Seattle's automated public toilets have not been the boon to the city that officials had hoped for two years ago. The toilets give users ten minutes to do whatever they are doing before the door opens automatically. The inside is then sprayed with cleaning fluid. But despite this expensive plumbing venture,
the number of complaints of human feces on the street has actually risen sharply in the two years that the toilets have been in place. Even the homeless who hang out in the city's historic Pioneer Square area don't like to use the public johns. Why would this be?
Many "traditional" toilets have become hideouts for prostitutes and drug dealers in urban places. The manager of the Grand Central Bakery likes the auto-open, auto-disinfect toilets because drug users appear to be using them to shoot up in instead of doing it in her bakery's restroom. Evidently you can shoot up in less than ten minutes; but what about actually using the toilet?
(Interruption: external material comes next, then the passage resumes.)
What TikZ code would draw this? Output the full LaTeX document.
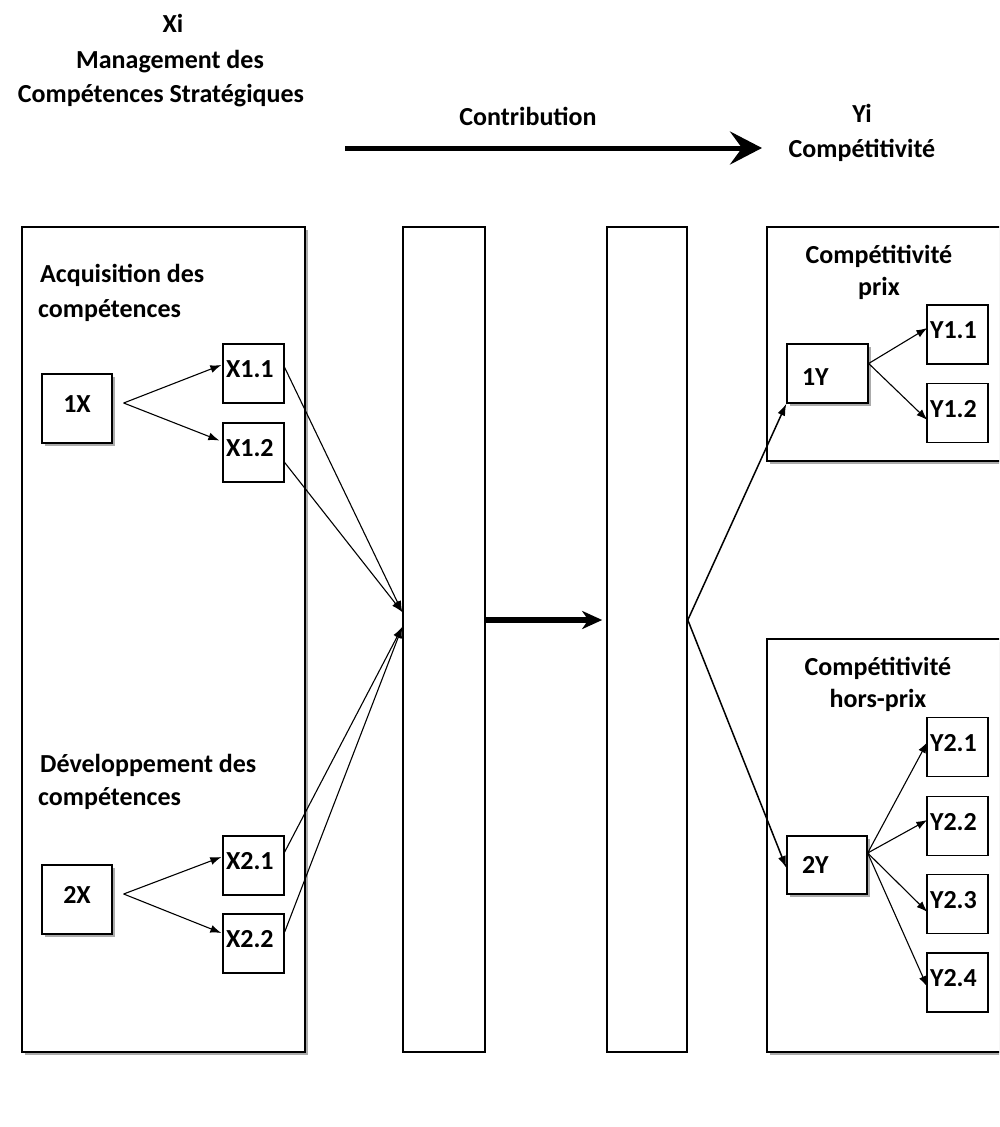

Why is there more poop on the streets?
Are people afraid that they won't be able to finish in the allotted ten minutes and they'll be exposed and hosed? What happens when the door opens and someone is still inside -- does the person get sprayed as the interior is disinfected? (This could be useful. If you're homeless and a little grungy, could a person strip down and then wait for the disinfecting spray? Would it be tantamount to a soapy shower? Of course, the door would be open, but you'd be clean. With a lingering scent of pine.)
I suspect that some of the nefarious activities often pursued in a public privy are scuttled by the door popping open and the spray-down that comes after. So is it possible that the homeless are making a statement about the toilets by defecating al fresco?
Officials are divided on what to do. Some say the city should just get rid of the toilets, even if that means continued payments on the maintenance contract; while others want to authorize advertising to pay for bathroom attendants. But how would an attendant help? The problem is people NOT using the robo-johns and crapping on the sidewalk. What's Seattle to do?